Sponsor: Chesapeake PERL, Inc.387 Technology Drive
College Park, MD 20742
Advances in the development of protein drugs for treating conditions such as hemophilia and various autoimmune diseases have outpaced the development of inexpensive, fast methods of manufacturing these human recombinant glycoprotein drugs. To help solve this problem, Chesapeake PERL, Inc. (C-PERL) plans to develop technologies for innovative production of transgenic caterpillars, called "transpillars." Transpillars will be genetically engineered to produce recombinant human proteins with human-like sugar attachments instead of those typical of insects. Using these transpillars in the glyco protein manufacturing process will enable high-volume, cost-competitive production of a broad range of biopharmaceuticals. C-PERL plans to first genetically transform the caterpillars, then create a stable line of insects for continued mass production of the needed glycoproteins. This would help lower drug development costs by $140 million per drug and shorten the time to market for new drugs, translating into lower drug prices and reduced health care costs for consumers.

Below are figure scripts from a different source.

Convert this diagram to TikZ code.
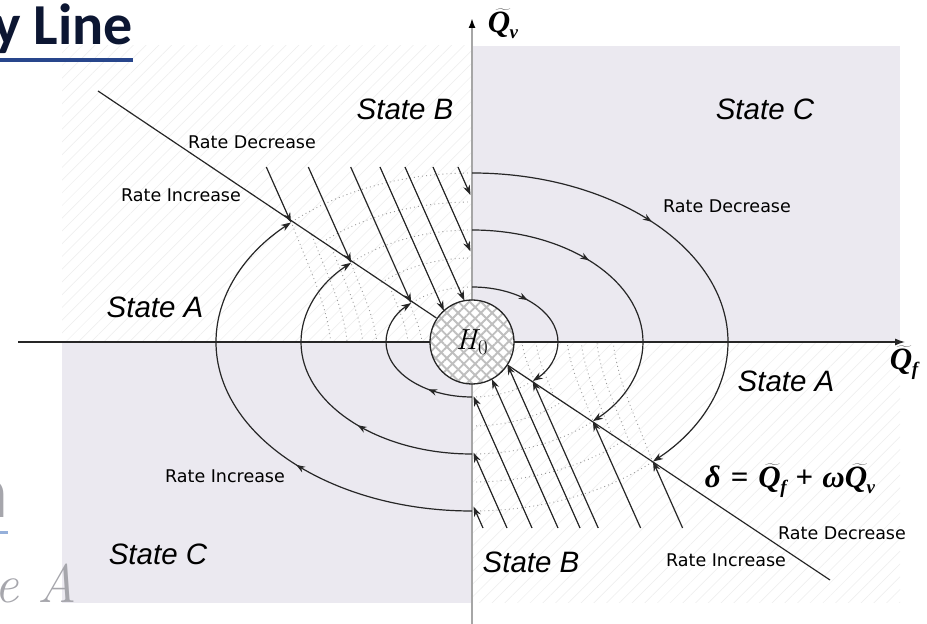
\documentclass[tikz,border=0pt]{standalone}
\usepackage{fontspec}
\usetikzlibrary{arrows.meta,patterns.meta,decorations.markings}
\newfontfamily\ratefont{DejaVu Sans}
\newfontfamily\statefont{Liberation Sans}
\newfontfamily\slidefont{Carlito}
\newfontfamily\fmfont{Liberation Serif}
\newcommand\qsubbox[1]{\hbox{Q\kern-0.5pt\lower6pt\hbox{\fontsize{19}{20}\selectfont #1}}}
\definecolor{quadgray}{RGB}{235,233,240}
\definecolor{navytext}{RGB}{12,22,50}
\definecolor{navyline}{RGB}{40,70,140}
\definecolor{paleblue}{RGB}{150,176,218}
\definecolor{palegray}{RGB}{166,166,172}
\begin{document}
\begin{tikzpicture}[x=1pt,y=1pt,
  curve/.style={line width=1.2pt, draw=black!85},
  endtip/.style={-{Stealth[length=10pt,width=7pt]}},
  midarrow/.style={postaction={decorate,decoration={markings,
     mark=at position #1 with {\arrow{Stealth[length=9pt,width=6.5pt]}}}}},
  dotgrid/.style={draw=gray!80, line width=0.9pt, dash pattern=on 0.9pt off 3.2pt},
  ratetext/.style={font=\ratefont\fontsize{17.5}{20}\selectfont, inner sep=0pt, anchor=base},
  statetext/.style={font=\statefont\itshape\fontsize{29.5}{32}\selectfont, inner sep=0pt, anchor=base},
  formula/.style={font=\fmfont\bfseries\itshape\fontsize{31}{34}\selectfont, inner sep=0pt},
  hatch/.style={pattern={Lines[angle=45,distance=9pt,line width=0.5pt]}, pattern color=gray!14}
]
\useasboundingbox (0,0) rectangle (927,624);
\fill[white] (0,0) rectangle (927,624);
\begin{scope}[shift={(472,282)}]
  % quadrant backgrounds
  \fill[quadgray] (1,0) rectangle (428,296);
  \fill[quadgray] (-410,0) rectangle (1,-261);
  \fill[hatch] (-410,0) rectangle (0,296);
  \fill[hatch] (0,0) rectangle (428,-261);
  % dotted level curves
  \foreach \b/\a in {55/86,84/128,112/171,140/213,169/256}{
    \draw[dotgrid] (0,\b) arc[start angle=90,end angle=135,x radius=\a pt,y radius=\b pt];
    \draw[dotgrid] (0,-\b) arc[start angle=270,end angle=315,x radius=\a pt,y radius=\b pt];
  }
  \foreach \px in {-181,-160,-140,-122,-82,-64,181,160,140,122,82,64}{
    \pgfmathsetmacro\py{-0.668*\px}
    \pgfmathsetmacro\ex{0.78*\px}
    \pgfmathsetmacro\cxa{\px+0.13*\py}
    \pgfmathsetmacro\cya{0.65*\py}
    \pgfmathsetmacro\cxb{\ex-0.04*\py}
    \pgfmathsetmacro\cyb{0.35*\py}
    \draw[dotgrid] (\px,\py) .. controls (\cxa,\cya) and (\cxb,\cyb) .. (\ex,0);
  }
  % axes
  \draw[line width=1.2pt, black!85, -{Latex[length=10pt,width=7pt]}] (-454,0) -- (433,0);
  \draw[line width=2.4pt, gray!70, -{Latex[length=10pt,width=7pt,color=black]}] (0,-290) -- (0,324);
  % H0 circle
  \node[circle, minimum size=84pt, inner sep=0pt, draw=black!85, line width=1.3pt,
        preaction={fill=white},
        preaction={pattern={Lines[angle=45,distance=8pt,line width=1.9pt]}, pattern color=gray!50},
        pattern={Lines[angle=-45,distance=8pt,line width=1.9pt]}, pattern color=gray!50]
        (H) at (0,0) {\fontsize{29}{31}\selectfont\itshape H\kern1pt\upshape\lower5pt\hbox{\fontsize{21}{22}\selectfont 0}};
  % points on the switching line
  \coordinate (D1) at (-181,119.5);
  \coordinate (D2) at (-120.9,79.2);
  \coordinate (D3) at (-60.8,38.9);
  \coordinate (E1) at (181,-119.5);
  \coordinate (E2) at (120.9,-79.2);
  \coordinate (E3) at (60.8,-38.9);
  \coordinate (sTL) at (-374,251);
  \coordinate (sBR) at (358,-238);
  \draw[curve] (sTL) -- (H.146.3);
  \draw[curve] (H.-33.7) -- (sBR);
  % top-left straight trajectories
  \coordinate (t1) at (-205.7,175);
  \coordinate (t2) at (-163.7,175);
  \coordinate (t3) at (-121.3,175);
  \coordinate (t4) at (-92,175);
  \coordinate (t5) at (-67,175);
  \coordinate (t6) at (-39,175);
  \coordinate (t7) at (-14,175);
  \coordinate (u4) at (-28.1,31.2);
  \coordinate (u5) at (-7.6,41.3);
  \coordinate (u6) at (-1.5,90.6);
  \coordinate (u7) at (-1.5,146.9);
  \draw[curve,endtip] (t1) -- (D1);
  \draw[curve,endtip] (t2) -- (D2);
  \draw[curve,endtip] (t3) -- (D3);
  \draw[curve,endtip] (t4) -- (u4);
  \draw[curve,endtip] (t5) -- (u5);
  \draw[curve,endtip] (t6) -- (u6);
  \draw[curve,endtip] (t7) -- (u7);
  % bottom-right straight trajectories
  \coordinate (b1) at (11,-186);
  \coordinate (b2) at (35,-186);
  \coordinate (b3) at (60,-186);
  \coordinate (b4) at (86,-186);
  \coordinate (b5) at (108,-186);
  \coordinate (b6) at (126.2,-186);
  \coordinate (b7) at (168.6,-186);
  \coordinate (b8) at (210.6,-186);
  \coordinate (v1) at (1.5,-164.6);
  \coordinate (v2) at (1.5,-110.6);
  \coordinate (v3) at (1.5,-54.4);
  \coordinate (v4) at (19.8,-37);
  \coordinate (v5) at (35.4,-22.7);
  \draw[curve,endtip] (b1) -- (v1);
  \draw[curve,endtip] (b2) -- (v2);
  \draw[curve,endtip] (b3) -- (v3);
  \draw[curve,endtip] (b4) -- (v4);
  \draw[curve,endtip] (b5) -- (v5);
  \draw[curve,endtip] (b6) -- (E3);
  \draw[curve,endtip] (b7) -- (E2);
  \draw[curve,endtip] (b8) -- (E1);
  % elliptic trajectories
  \coordinate (p1) at (0,169);
  \coordinate (p2) at (0,112);
  \coordinate (p3) at (0,55);
  \coordinate (q1) at (0,-169);
  \coordinate (q2) at (0,-112);
  \coordinate (q3) at (0,-55);
  \draw[curve,endtip,midarrow=0.39] (p1) arc[start angle=90,end angle=-45,x radius=256pt,y radius=169pt];
  \draw[curve,endtip,midarrow=0.38] (p2) arc[start angle=90,end angle=-45,x radius=171pt,y radius=112pt];
  \draw[curve,endtip,midarrow=0.36] (p3) arc[start angle=90,end angle=-45,x radius=86pt,y radius=55pt];
  \draw[curve,endtip,midarrow=0.38] (q1) arc[start angle=270,end angle=135,x radius=256pt,y radius=169pt];
  \draw[curve,endtip,midarrow=0.37] (q2) arc[start angle=270,end angle=135,x radius=171pt,y radius=112pt];
  \draw[curve,endtip,midarrow=0.28] (q3) arc[start angle=270,end angle=135,x radius=86pt,y radius=55pt];
  % labels
  \node[statetext] (sB1) at (-67,222) {State B};
  \node[statetext] (sC1) at (293,222) {State C};
  \node[statetext] (sA1) at (-317,24) {State A};
  \node[statetext] (sA2) at (314,-50) {State A};
  \node[statetext] (sC2) at (-314,-223) {State C};
  \node[statetext] (sB2) at (59,-231) {State B};
  \node[ratetext] (rd1) at (-220,193) {Rate Decrease};
  \node[ratetext] (ri1) at (-291,140) {Rate Increase};
  \node[ratetext] (rd2) at (255,129) {Rate Decrease};
  \node[ratetext] (ri2) at (-247,-141) {Rate Increase};
  \node[ratetext] (rd3) at (370,-198) {Rate Decrease};
  \node[ratetext] (ri3) at (254,-225) {Rate Increase};
  \node[formula] (delta) at (318,-139) {δ\hspace{10pt}{\upshape =}\hspace{10pt}$\widetilde{\qsubbox{f}}$\hspace{9pt}{\upshape +}\hspace{9pt}ω$\widetilde{\qsubbox{v}}$};
  \node[formula] (qf) at (432,-21) {$\widetilde{\qsubbox{f}}$};
  \node[formula] (qv) at (31,318) {$\widetilde{\qsubbox{v}}$};
\end{scope}
% slide remnants
\node[anchor=base east, inner sep=0pt, text=navytext, font=\slidefont\bfseries\fontsize{58}{60}\selectfont] (title) at (133,579) {y Line};
\coordinate (ul1) at (0,564);
\coordinate (ul2) at (133,564);
\draw[navyline, line width=4pt] (ul1) -- (ul2);
\node[anchor=base east, inner sep=0pt, text=palegray, font=\slidefont\bfseries\fontsize{75}{78}\selectfont] (nfrag) at (8,106) {n};
\coordinate (ul3) at (0,91);
\coordinate (ul4) at (8,91);
\draw[paleblue, line width=3pt] (ul3) -- (ul4);
\node[anchor=base east, inner sep=0pt, text=palegray, font=\itshape\fontsize{54}{56}\selectfont] (eA) at (77,21) {e A};
\end{tikzpicture}
\end{document}
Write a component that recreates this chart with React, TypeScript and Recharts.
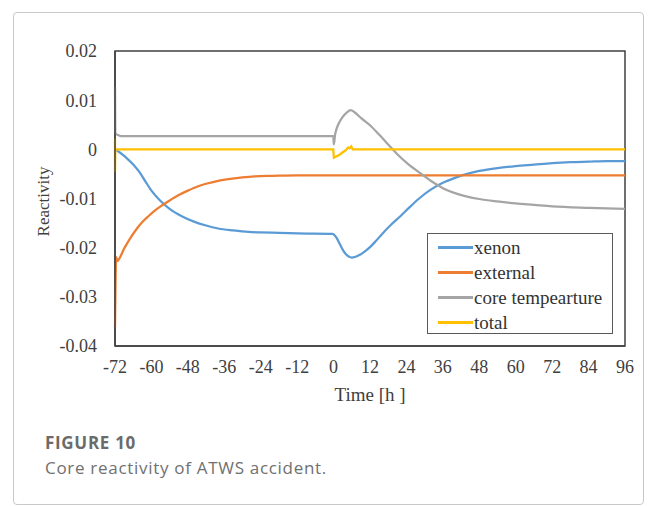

It could also allow the marketing of new drugs that otherwise might prove too expensive to manufacture and help make up for the current shortage of manufactured glycoproteins. This three-year project would leverage C-PERL's existing protein manufacturing process against the innovations proposed for improved manufacturing of human protein biotherapeutics. Recent technical advances have made development of this process feasible, but risks remain high. For example, C-PERL cannot guarantee that the insect lines created by this new, untested technology will survive. The company cannot fully fund this project internally and venture capital is not available because of the high-risk nature of the research and development to be done. Receipt of ATP funding could accelerate the technical development process by five years, enabling C-PERL to become a more efficient manufacturer of recombinant proteins and, subsequently, to open new markets to the technology. C-PERL's partners for this project will be the Department of Molecular Biology at the University of Wyoming and the Department of Biological Sciences at the University of Notre Dame.